| Required task |
Your task is to retype the lines from the opening of the material through the line that includes "xticks_b = [10, 15, 20, 25, 30, 35]". Do not copy the pictures.

· · · · · · ·

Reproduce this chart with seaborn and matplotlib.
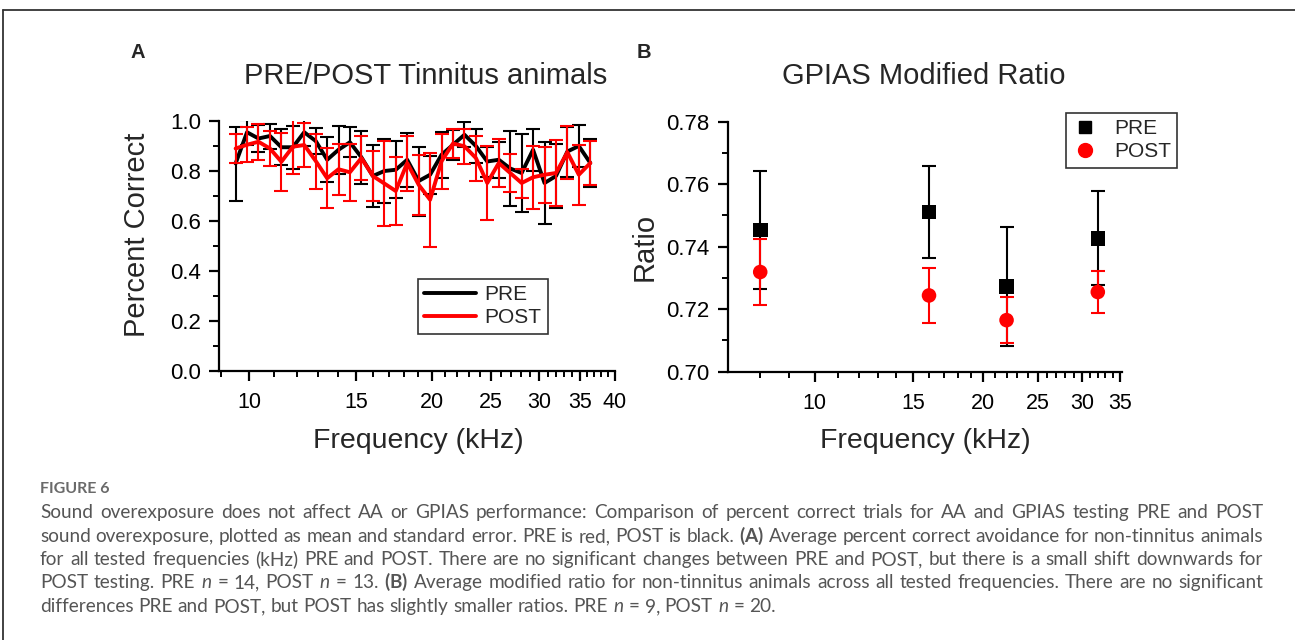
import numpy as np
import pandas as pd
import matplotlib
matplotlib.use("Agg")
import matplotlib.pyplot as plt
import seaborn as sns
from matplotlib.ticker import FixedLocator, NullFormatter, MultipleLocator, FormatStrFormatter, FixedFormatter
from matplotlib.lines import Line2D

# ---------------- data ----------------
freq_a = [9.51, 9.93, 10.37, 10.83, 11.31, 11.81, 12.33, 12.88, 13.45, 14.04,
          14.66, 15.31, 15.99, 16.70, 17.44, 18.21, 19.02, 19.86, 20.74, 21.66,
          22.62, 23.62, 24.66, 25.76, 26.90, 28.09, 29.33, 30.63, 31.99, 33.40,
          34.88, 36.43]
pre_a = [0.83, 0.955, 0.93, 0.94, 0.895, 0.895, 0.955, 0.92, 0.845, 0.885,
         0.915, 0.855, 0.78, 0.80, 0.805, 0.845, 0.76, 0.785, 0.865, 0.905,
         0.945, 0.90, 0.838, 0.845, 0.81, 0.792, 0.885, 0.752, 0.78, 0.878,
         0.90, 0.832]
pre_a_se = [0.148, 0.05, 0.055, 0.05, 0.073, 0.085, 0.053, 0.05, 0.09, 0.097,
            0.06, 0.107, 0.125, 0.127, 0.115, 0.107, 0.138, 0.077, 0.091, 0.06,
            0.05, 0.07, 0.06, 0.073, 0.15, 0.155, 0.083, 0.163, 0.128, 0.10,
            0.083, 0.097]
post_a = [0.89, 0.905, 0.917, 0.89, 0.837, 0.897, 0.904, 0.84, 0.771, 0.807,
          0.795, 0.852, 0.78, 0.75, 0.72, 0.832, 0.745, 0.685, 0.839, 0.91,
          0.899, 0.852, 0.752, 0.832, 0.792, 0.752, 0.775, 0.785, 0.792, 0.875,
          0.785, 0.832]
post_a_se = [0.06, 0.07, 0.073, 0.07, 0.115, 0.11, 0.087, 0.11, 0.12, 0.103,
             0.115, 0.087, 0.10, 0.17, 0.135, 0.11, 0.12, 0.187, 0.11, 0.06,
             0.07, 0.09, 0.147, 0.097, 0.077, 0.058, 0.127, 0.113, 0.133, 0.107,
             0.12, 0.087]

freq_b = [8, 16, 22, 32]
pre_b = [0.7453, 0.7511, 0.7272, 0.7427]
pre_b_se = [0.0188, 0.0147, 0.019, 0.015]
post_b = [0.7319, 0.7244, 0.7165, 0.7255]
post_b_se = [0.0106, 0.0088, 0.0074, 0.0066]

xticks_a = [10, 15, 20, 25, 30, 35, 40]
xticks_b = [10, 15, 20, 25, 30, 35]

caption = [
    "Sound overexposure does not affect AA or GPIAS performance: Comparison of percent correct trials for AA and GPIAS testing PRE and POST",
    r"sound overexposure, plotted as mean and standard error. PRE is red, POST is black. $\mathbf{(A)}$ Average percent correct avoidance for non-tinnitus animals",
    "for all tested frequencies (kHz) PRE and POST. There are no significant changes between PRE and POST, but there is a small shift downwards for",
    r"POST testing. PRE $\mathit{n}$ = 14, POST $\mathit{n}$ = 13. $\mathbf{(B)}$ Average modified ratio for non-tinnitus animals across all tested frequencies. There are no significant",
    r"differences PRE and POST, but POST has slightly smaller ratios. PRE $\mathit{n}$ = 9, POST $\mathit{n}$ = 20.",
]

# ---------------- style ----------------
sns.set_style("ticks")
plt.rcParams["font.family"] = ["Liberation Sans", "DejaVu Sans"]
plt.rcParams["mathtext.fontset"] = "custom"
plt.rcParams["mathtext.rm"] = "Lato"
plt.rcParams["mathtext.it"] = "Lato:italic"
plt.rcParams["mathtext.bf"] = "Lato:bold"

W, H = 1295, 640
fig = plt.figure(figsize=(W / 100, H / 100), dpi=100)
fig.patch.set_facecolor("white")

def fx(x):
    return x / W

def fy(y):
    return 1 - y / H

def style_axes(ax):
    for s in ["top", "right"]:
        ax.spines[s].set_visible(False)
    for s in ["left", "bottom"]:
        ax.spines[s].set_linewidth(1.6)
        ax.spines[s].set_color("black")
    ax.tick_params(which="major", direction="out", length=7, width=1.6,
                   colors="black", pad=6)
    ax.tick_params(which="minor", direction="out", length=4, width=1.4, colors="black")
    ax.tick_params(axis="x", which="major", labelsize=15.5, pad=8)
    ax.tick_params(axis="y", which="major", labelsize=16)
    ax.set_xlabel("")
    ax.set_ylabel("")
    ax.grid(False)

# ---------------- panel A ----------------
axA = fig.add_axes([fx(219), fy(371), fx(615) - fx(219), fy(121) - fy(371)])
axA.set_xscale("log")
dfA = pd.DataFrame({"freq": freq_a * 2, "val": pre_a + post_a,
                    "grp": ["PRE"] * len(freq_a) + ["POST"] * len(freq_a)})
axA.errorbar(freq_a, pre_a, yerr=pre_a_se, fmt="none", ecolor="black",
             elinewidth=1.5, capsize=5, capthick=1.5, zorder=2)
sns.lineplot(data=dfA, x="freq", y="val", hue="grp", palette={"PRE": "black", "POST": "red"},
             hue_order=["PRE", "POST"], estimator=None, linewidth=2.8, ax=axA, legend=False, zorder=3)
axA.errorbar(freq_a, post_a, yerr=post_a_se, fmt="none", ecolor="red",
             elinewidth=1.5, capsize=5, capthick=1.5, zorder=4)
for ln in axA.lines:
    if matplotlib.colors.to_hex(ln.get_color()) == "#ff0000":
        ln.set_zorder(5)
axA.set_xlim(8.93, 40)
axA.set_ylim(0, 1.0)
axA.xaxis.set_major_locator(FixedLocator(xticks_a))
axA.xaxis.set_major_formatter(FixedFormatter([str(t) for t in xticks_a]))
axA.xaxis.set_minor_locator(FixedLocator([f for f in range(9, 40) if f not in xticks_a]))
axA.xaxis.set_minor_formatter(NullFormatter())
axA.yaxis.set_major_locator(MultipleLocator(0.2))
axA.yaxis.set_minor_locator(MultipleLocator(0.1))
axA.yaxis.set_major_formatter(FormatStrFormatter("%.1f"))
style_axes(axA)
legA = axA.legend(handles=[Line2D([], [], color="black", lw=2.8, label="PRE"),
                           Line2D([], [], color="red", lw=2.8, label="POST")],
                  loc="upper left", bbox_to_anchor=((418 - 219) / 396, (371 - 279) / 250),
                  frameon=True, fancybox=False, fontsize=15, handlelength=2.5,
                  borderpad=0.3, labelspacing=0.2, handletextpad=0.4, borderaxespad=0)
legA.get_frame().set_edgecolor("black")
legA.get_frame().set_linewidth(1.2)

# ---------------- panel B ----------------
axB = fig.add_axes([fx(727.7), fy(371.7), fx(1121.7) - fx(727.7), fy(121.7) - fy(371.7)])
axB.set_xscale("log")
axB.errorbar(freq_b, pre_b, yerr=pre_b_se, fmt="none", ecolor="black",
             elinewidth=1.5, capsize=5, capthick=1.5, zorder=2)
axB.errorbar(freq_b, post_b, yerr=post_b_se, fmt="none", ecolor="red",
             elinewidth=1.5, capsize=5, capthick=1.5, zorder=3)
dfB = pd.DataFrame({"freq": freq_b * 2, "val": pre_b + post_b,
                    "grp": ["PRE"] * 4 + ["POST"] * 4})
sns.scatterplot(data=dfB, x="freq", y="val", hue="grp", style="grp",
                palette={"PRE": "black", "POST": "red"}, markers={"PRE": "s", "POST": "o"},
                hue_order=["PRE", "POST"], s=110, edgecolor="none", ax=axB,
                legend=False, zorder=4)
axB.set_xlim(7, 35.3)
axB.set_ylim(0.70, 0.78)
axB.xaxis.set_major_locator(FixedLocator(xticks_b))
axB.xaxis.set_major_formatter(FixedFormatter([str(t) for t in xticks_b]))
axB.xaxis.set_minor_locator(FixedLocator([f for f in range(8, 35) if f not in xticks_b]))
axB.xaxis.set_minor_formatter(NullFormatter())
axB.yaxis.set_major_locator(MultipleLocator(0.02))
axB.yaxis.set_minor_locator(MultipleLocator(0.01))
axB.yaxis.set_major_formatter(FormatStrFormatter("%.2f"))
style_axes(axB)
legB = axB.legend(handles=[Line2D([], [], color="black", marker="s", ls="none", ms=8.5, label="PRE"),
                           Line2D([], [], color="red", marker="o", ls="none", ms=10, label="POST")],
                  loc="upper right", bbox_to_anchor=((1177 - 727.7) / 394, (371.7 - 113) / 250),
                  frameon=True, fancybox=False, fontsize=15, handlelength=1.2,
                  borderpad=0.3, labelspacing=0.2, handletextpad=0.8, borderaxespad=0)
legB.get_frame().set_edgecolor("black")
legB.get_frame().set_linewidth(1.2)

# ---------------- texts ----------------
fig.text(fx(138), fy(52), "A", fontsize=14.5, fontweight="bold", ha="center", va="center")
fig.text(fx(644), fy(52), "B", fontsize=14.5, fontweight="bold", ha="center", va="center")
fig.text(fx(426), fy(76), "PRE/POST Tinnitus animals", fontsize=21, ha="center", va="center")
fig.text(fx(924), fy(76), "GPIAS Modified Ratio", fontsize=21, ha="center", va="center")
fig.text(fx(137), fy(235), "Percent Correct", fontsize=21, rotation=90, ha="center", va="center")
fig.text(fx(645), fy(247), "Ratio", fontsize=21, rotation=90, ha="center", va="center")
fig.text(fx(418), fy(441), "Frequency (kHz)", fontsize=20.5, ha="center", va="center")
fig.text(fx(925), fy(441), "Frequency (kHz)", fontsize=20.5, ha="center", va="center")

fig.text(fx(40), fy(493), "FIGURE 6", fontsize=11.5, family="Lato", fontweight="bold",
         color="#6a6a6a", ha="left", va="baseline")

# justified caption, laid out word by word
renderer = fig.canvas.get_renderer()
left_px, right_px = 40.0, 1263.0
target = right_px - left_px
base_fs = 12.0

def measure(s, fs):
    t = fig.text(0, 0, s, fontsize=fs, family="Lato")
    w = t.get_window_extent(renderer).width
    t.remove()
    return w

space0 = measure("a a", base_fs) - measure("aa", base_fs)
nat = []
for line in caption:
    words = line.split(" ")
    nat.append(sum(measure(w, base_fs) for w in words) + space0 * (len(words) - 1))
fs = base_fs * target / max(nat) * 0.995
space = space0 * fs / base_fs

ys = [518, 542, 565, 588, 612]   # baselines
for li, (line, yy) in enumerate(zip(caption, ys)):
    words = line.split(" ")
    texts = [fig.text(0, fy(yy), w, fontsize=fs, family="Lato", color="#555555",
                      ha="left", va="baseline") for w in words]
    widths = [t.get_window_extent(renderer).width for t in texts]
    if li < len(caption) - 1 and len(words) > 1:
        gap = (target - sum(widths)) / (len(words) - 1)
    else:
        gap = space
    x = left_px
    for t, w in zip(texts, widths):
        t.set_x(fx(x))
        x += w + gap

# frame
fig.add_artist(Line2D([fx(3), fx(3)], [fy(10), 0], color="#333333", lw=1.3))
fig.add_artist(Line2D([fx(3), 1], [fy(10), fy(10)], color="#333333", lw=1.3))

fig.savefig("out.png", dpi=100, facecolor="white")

· · · · · · ·

| Result of the task |
Reproduce this chart with seaborn and matplotlib.
import numpy as np
import pandas as pd
import matplotlib
matplotlib.use("Agg")
import matplotlib.pyplot as plt
import seaborn as sns
from matplotlib.ticker import FixedLocator, NullFormatter, MultipleLocator, FormatStrFormatter, FixedFormatter
from matplotlib.lines import Line2D

# ---------------- data ----------------
freq_a = [9.51, 9.93, 10.37, 10.83, 11.31, 11.81, 12.33, 12.88, 13.45, 14.04,
          14.66, 15.31, 15.99, 16.70, 17.44, 18.21, 19.02, 19.86, 20.74, 21.66,
          22.62, 23.62, 24.66, 25.76, 26.90, 28.09, 29.33, 30.63, 31.99, 33.40,
          34.88, 36.43]
pre_a = [0.83, 0.955, 0.93, 0.94, 0.895, 0.895, 0.955, 0.92, 0.845, 0.885,
         0.915, 0.855, 0.78, 0.80, 0.805, 0.845, 0.76, 0.785, 0.865, 0.905,
         0.945, 0.90, 0.838, 0.845, 0.81, 0.792, 0.885, 0.752, 0.78, 0.878,
         0.90, 0.832]
pre_a_se = [0.148, 0.05, 0.055, 0.05, 0.073, 0.085, 0.053, 0.05, 0.09, 0.097,
            0.06, 0.107, 0.125, 0.127, 0.115, 0.107, 0.138, 0.077, 0.091, 0.06,
            0.05, 0.07, 0.06, 0.073, 0.15, 0.155, 0.083, 0.163, 0.128, 0.10,
            0.083, 0.097]
post_a = [0.89, 0.905, 0.917, 0.89, 0.837, 0.897, 0.904, 0.84, 0.771, 0.807,
          0.795, 0.852, 0.78, 0.75, 0.72, 0.832, 0.745, 0.685, 0.839, 0.91,
          0.899, 0.852, 0.752, 0.832, 0.792, 0.752, 0.775, 0.785, 0.792, 0.875,
          0.785, 0.832]
post_a_se = [0.06, 0.07, 0.073, 0.07, 0.115, 0.11, 0.087, 0.11, 0.12, 0.103,
             0.115, 0.087, 0.10, 0.17, 0.135, 0.11, 0.12, 0.187, 0.11, 0.06,
             0.07, 0.09, 0.147, 0.097, 0.077, 0.058, 0.127, 0.113, 0.133, 0.107,
             0.12, 0.087]

freq_b = [8, 16, 22, 32]
pre_b = [0.7453, 0.7511, 0.7272, 0.7427]
pre_b_se = [0.0188, 0.0147, 0.019, 0.015]
post_b = [0.7319, 0.7244, 0.7165, 0.7255]
post_b_se = [0.0106, 0.0088, 0.0074, 0.0066]

xticks_a = [10, 15, 20, 25, 30, 35, 40]
xticks_b = [10, 15, 20, 25, 30, 35]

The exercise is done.